→ Your goal: Transcribe all of the records word for word, but omit the pictures.

→ Listed entries:

####################

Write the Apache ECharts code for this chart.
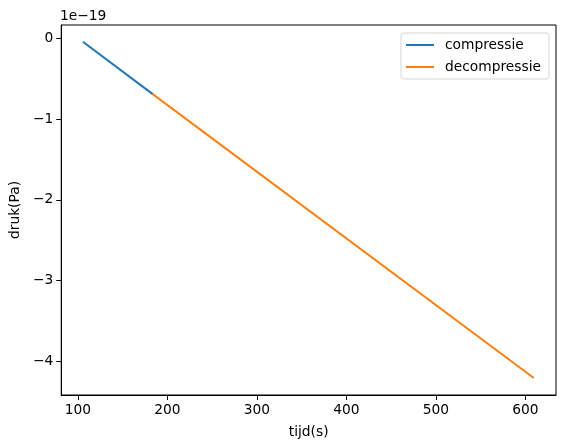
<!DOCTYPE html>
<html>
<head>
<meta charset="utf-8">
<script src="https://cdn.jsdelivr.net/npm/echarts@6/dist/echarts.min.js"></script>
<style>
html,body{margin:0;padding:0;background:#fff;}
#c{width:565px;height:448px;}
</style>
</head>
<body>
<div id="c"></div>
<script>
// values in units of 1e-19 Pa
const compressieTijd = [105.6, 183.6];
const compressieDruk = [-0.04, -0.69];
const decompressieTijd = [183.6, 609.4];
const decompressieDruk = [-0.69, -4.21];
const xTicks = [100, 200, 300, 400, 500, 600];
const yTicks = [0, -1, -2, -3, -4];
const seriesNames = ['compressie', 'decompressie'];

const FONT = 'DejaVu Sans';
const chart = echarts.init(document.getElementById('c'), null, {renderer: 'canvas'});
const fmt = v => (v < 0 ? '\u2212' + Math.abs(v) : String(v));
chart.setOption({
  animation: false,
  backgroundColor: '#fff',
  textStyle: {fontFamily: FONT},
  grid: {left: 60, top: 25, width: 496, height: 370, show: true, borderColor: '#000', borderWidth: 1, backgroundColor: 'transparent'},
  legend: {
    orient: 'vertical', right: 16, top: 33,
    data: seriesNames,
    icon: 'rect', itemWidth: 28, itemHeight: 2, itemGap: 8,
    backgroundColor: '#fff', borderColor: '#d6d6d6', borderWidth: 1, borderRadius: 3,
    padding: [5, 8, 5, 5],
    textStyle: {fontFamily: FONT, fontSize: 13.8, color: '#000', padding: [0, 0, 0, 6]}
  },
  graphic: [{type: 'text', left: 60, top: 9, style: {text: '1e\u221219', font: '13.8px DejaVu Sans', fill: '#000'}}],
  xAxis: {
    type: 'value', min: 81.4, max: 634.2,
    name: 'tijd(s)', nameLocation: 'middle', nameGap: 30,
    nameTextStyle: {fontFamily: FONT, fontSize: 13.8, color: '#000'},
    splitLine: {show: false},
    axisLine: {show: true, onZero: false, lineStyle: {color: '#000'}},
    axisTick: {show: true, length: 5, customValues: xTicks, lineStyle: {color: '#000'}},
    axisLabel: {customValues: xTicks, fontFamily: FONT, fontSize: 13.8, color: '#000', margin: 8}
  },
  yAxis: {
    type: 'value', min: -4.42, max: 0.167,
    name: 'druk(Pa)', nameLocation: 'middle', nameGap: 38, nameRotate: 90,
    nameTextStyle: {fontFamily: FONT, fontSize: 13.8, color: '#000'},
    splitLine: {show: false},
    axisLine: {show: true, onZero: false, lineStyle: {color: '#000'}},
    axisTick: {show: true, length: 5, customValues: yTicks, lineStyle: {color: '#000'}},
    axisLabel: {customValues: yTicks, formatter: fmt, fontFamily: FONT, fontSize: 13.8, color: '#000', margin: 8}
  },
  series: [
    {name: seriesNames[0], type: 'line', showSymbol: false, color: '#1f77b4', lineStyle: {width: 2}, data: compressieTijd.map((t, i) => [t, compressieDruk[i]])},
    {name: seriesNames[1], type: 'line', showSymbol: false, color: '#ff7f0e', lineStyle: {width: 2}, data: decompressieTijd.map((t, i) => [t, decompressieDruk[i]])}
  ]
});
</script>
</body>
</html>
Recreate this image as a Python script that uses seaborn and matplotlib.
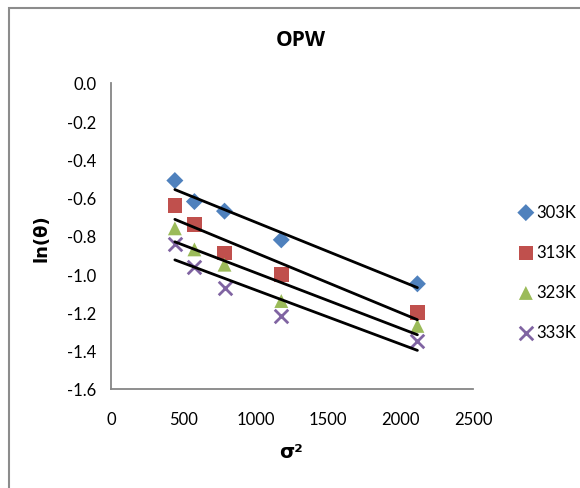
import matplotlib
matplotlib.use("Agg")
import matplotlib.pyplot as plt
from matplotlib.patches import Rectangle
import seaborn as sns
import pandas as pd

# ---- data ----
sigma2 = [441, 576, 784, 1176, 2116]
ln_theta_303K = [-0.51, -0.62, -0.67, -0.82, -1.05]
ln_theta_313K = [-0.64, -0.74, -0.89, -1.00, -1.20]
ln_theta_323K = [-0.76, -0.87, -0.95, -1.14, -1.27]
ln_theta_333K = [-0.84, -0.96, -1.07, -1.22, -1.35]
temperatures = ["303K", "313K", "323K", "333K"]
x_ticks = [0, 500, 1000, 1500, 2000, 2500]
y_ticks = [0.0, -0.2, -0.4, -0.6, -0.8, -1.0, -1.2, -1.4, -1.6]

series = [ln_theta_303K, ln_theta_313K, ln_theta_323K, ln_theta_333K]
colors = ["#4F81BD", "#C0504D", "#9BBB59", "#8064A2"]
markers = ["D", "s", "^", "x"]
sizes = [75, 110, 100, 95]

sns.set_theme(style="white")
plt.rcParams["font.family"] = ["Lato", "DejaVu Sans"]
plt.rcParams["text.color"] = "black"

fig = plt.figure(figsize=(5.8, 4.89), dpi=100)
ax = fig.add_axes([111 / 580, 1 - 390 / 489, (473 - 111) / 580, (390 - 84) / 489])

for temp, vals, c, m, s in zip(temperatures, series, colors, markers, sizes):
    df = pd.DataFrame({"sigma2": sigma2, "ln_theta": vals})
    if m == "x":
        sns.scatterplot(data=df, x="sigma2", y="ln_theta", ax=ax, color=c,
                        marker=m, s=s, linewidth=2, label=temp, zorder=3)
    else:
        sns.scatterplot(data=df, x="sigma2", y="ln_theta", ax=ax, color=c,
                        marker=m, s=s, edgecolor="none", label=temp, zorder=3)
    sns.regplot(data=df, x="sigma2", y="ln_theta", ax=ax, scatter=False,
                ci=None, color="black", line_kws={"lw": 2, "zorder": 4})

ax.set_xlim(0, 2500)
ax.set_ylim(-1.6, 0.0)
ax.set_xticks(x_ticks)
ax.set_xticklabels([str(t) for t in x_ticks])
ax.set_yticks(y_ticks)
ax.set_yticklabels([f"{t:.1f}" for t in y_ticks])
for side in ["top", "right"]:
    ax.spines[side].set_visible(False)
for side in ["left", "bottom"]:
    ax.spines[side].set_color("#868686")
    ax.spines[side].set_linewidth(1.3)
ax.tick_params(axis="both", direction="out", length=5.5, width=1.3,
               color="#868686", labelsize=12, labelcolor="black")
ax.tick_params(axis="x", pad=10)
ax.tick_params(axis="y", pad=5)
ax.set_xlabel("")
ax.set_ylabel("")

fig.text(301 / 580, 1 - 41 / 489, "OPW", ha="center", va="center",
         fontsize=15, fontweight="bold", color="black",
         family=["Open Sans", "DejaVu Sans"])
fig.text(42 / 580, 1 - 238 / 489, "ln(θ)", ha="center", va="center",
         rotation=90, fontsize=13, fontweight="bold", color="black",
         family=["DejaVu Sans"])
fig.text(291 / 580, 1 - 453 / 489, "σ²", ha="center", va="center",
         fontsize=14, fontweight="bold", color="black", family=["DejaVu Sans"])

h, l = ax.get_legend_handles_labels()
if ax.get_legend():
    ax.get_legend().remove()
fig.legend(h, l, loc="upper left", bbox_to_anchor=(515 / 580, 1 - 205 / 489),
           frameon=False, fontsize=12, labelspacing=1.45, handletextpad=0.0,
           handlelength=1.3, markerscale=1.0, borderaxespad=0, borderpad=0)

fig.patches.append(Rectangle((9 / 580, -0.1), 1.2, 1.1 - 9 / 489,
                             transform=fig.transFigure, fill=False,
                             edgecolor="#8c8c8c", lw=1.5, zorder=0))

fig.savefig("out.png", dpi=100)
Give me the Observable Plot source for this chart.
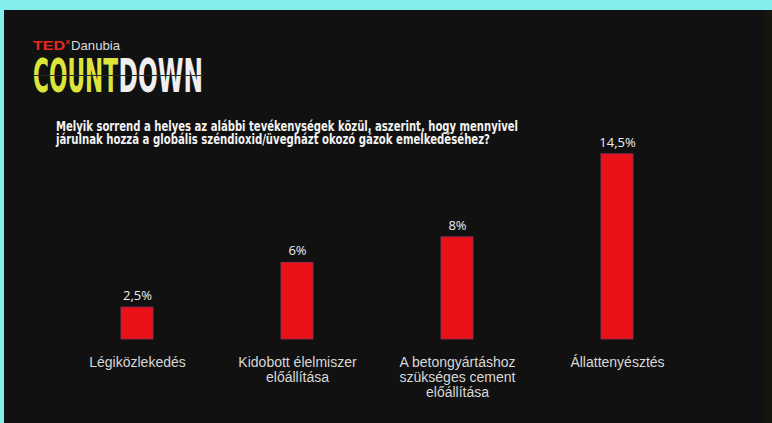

####################

→ Exercise solution:
Write the Apache ECharts code for this chart.
<!DOCTYPE html>
<html>
<head>
<meta charset="utf-8">
<script src="https://cdn.jsdelivr.net/npm/echarts@6/dist/echarts.min.js"></script>
<style>
html,body{margin:0;padding:0;background:#fff;}
#c{width:565px;height:448px;}
</style>
</head>
<body>
<div id="c"></div>
<script>
// values in units of 1e-19 Pa
const compressieTijd = [105.6, 183.6];
const compressieDruk = [-0.04, -0.69];
const decompressieTijd = [183.6, 609.4];
const decompressieDruk = [-0.69, -4.21];
const xTicks = [100, 200, 300, 400, 500, 600];
const yTicks = [0, -1, -2, -3, -4];
const seriesNames = ['compressie', 'decompressie'];

const FONT = 'DejaVu Sans';
const chart = echarts.init(document.getElementById('c'), null, {renderer: 'canvas'});
const fmt = v => (v < 0 ? '\u2212' + Math.abs(v) : String(v));
chart.setOption({
  animation: false,
  backgroundColor: '#fff',
  textStyle: {fontFamily: FONT},
  grid: {left: 60, top: 25, width: 496, height: 370, show: true, borderColor: '#000', borderWidth: 1, backgroundColor: 'transparent'},
  legend: {
    orient: 'vertical', right: 16, top: 33,
    data: seriesNames,
    icon: 'rect', itemWidth: 28, itemHeight: 2, itemGap: 8,
    backgroundColor: '#fff', borderColor: '#d6d6d6', borderWidth: 1, borderRadius: 3,
    padding: [5, 8, 5, 5],
    textStyle: {fontFamily: FONT, fontSize: 13.8, color: '#000', padding: [0, 0, 0, 6]}
  },
  graphic: [{type: 'text', left: 60, top: 9, style: {text: '1e\u221219', font: '13.8px DejaVu Sans', fill: '#000'}}],
  xAxis: {
    type: 'value', min: 81.4, max: 634.2,
    name: 'tijd(s)', nameLocation: 'middle', nameGap: 30,
    nameTextStyle: {fontFamily: FONT, fontSize: 13.8, color: '#000'},
    splitLine: {show: false},
    axisLine: {show: true, onZero: false, lineStyle: {color: '#000'}},
    axisTick: {show: true, length: 5, customValues: xTicks, lineStyle: {color: '#000'}},
    axisLabel: {customValues: xTicks, fontFamily: FONT, fontSize: 13.8, color: '#000', margin: 8}
  },
  yAxis: {
    type: 'value', min: -4.42, max: 0.167,
    name: 'druk(Pa)', nameLocation: 'middle', nameGap: 38, nameRotate: 90,
    nameTextStyle: {fontFamily: FONT, fontSize: 13.8, color: '#000'},
    splitLine: {show: false},
    axisLine: {show: true, onZero: false, lineStyle: {color: '#000'}},
    axisTick: {show: true, length: 5, customValues: yTicks, lineStyle: {color: '#000'}},
    axisLabel: {customValues: yTicks, formatter: fmt, fontFamily: FONT, fontSize: 13.8, color: '#000', margin: 8}
  },
  series: [
    {name: seriesNames[0], type: 'line', showSymbol: false, color: '#1f77b4', lineStyle: {width: 2}, data: compressieTijd.map((t, i) => [t, compressieDruk[i]])},
    {name: seriesNames[1], type: 'line', showSymbol: false, color: '#ff7f0e', lineStyle: {width: 2}, data: decompressieTijd.map((t, i) => [t, decompressieDruk[i]])}
  ]
});
</script>
</body>
</html>
Recreate this image as a Python script that uses seaborn and matplotlib.
import matplotlib
matplotlib.use("Agg")
import matplotlib.pyplot as plt
from matplotlib.patches import Rectangle
import seaborn as sns
import pandas as pd

# ---- data ----
sigma2 = [441, 576, 784, 1176, 2116]
ln_theta_303K = [-0.51, -0.62, -0.67, -0.82, -1.05]
ln_theta_313K = [-0.64, -0.74, -0.89, -1.00, -1.20]
ln_theta_323K = [-0.76, -0.87, -0.95, -1.14, -1.27]
ln_theta_333K = [-0.84, -0.96, -1.07, -1.22, -1.35]
temperatures = ["303K", "313K", "323K", "333K"]
x_ticks = [0, 500, 1000, 1500, 2000, 2500]
y_ticks = [0.0, -0.2, -0.4, -0.6, -0.8, -1.0, -1.2, -1.4, -1.6]

series = [ln_theta_303K, ln_theta_313K, ln_theta_323K, ln_theta_333K]
colors = ["#4F81BD", "#C0504D", "#9BBB59", "#8064A2"]
markers = ["D", "s", "^", "x"]
sizes = [75, 110, 100, 95]

sns.set_theme(style="white")
plt.rcParams["font.family"] = ["Lato", "DejaVu Sans"]
plt.rcParams["text.color"] = "black"

fig = plt.figure(figsize=(5.8, 4.89), dpi=100)
ax = fig.add_axes([111 / 580, 1 - 390 / 489, (473 - 111) / 580, (390 - 84) / 489])

for temp, vals, c, m, s in zip(temperatures, series, colors, markers, sizes):
    df = pd.DataFrame({"sigma2": sigma2, "ln_theta": vals})
    if m == "x":
        sns.scatterplot(data=df, x="sigma2", y="ln_theta", ax=ax, color=c,
                        marker=m, s=s, linewidth=2, label=temp, zorder=3)
    else:
        sns.scatterplot(data=df, x="sigma2", y="ln_theta", ax=ax, color=c,
                        marker=m, s=s, edgecolor="none", label=temp, zorder=3)
    sns.regplot(data=df, x="sigma2", y="ln_theta", ax=ax, scatter=False,
                ci=None, color="black", line_kws={"lw": 2, "zorder": 4})

ax.set_xlim(0, 2500)
ax.set_ylim(-1.6, 0.0)
ax.set_xticks(x_ticks)
ax.set_xticklabels([str(t) for t in x_ticks])
ax.set_yticks(y_ticks)
ax.set_yticklabels([f"{t:.1f}" for t in y_ticks])
for side in ["top", "right"]:
    ax.spines[side].set_visible(False)
for side in ["left", "bottom"]:
    ax.spines[side].set_color("#868686")
    ax.spines[side].set_linewidth(1.3)
ax.tick_params(axis="both", direction="out", length=5.5, width=1.3,
               color="#868686", labelsize=12, labelcolor="black")
ax.tick_params(axis="x", pad=10)
ax.tick_params(axis="y", pad=5)
ax.set_xlabel("")
ax.set_ylabel("")

fig.text(301 / 580, 1 - 41 / 489, "OPW", ha="center", va="center",
         fontsize=15, fontweight="bold", color="black",
         family=["Open Sans", "DejaVu Sans"])
fig.text(42 / 580, 1 - 238 / 489, "ln(θ)", ha="center", va="center",
         rotation=90, fontsize=13, fontweight="bold", color="black",
         family=["DejaVu Sans"])
fig.text(291 / 580, 1 - 453 / 489, "σ²", ha="center", va="center",
         fontsize=14, fontweight="bold", color="black", family=["DejaVu Sans"])

h, l = ax.get_legend_handles_labels()
if ax.get_legend():
    ax.get_legend().remove()
fig.legend(h, l, loc="upper left", bbox_to_anchor=(515 / 580, 1 - 205 / 489),
           frameon=False, fontsize=12, labelspacing=1.45, handletextpad=0.0,
           handlelength=1.3, markerscale=1.0, borderaxespad=0, borderpad=0)

fig.patches.append(Rectangle((9 / 580, -0.1), 1.2, 1.1 - 9 / 489,
                             transform=fig.transFigure, fill=False,
                             edgecolor="#8c8c8c", lw=1.5, zorder=0))

fig.savefig("out.png", dpi=100)
Give me the Observable Plot source for this chart.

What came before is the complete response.